Fear of the mysterious and the unknown is also good, something we should be open to and embrace. "If our world has fears, they are our fears. If it has an abyss, it belongs to us. If dangers appear, we must try to love them...Perhaps every terror is, at its core, something helpless that wants our help."
And he advises to "let life happen to you. Believe me--you can count on life in any case."
Trust the process, embrace that which frightens you, learn to love the unknown, and do not look for romantic love to save you.
Rilke's advice helped me as a young woman, and it helps me as I approach my seventh decade. For the questions have only become larger, the unknown closer.
The commentators point out that the first letter from Kappus arrived as Rilke was writing The Book of Hours, in which he "reconcieveing of God as not the image of perfection but as the sacred process of seeing the brokenness of the world as a sacred act."
They see Rilke's Letter 7, to love without merging, representing Rilke's relationship with his great love Lou Andreas-Salome, and demonstrating the Jungian concept of individuation (self-realization that rises above self-centeredness).

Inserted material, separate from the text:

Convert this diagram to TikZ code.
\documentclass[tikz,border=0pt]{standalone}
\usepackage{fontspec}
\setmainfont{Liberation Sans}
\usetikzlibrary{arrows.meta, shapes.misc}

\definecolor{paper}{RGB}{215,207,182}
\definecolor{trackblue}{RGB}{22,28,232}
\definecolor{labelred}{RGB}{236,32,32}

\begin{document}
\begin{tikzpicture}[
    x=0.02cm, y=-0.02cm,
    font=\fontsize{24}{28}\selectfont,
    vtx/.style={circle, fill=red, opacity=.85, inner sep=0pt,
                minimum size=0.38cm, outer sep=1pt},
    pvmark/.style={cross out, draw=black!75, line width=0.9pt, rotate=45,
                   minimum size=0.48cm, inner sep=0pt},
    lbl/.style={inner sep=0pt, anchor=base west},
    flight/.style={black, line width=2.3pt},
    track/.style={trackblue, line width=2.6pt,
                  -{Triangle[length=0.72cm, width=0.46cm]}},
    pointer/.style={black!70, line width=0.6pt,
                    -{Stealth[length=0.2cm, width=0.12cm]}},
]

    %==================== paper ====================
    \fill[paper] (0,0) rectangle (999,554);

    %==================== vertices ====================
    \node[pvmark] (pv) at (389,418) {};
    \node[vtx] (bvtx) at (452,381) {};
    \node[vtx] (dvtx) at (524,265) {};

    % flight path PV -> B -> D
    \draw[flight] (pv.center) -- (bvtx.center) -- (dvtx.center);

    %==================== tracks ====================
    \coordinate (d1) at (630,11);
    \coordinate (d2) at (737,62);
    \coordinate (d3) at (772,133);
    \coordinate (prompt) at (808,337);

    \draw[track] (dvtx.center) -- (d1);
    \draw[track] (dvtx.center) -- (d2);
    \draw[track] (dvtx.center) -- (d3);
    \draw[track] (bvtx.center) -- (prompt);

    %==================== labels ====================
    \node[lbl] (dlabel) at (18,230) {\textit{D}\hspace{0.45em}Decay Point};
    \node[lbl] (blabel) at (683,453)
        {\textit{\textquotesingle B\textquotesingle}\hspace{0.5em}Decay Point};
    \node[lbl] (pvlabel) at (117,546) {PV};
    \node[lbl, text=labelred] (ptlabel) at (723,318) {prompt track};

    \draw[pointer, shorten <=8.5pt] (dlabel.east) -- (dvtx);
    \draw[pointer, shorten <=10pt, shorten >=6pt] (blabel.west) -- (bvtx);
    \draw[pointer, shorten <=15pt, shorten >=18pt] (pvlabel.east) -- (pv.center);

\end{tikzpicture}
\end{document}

Lou studied with Freud and became the first female psychoanalyst.
Also, in Letter 8 ("the world has fears") they find Rilke's message foreshadowing Jung's concept of the collective unconscious (shared archetypes/symbols, not personal) which Jung wrote about twelve years later.
Barrows and Macy have eliminating sections of the letters as pontificating, or not relevant to modern readers, or because the message was badly conceived. Those segments appear in the commentary.
The translation is clear and easy to understand.
Every generation faces a world of terrors, every person struggles to forge a path to a whole and healthy life. I believe that the Letters are still relevant and have much to offer.
I received a free galley from the publisher through NetGalley. My review is fair and unbiased.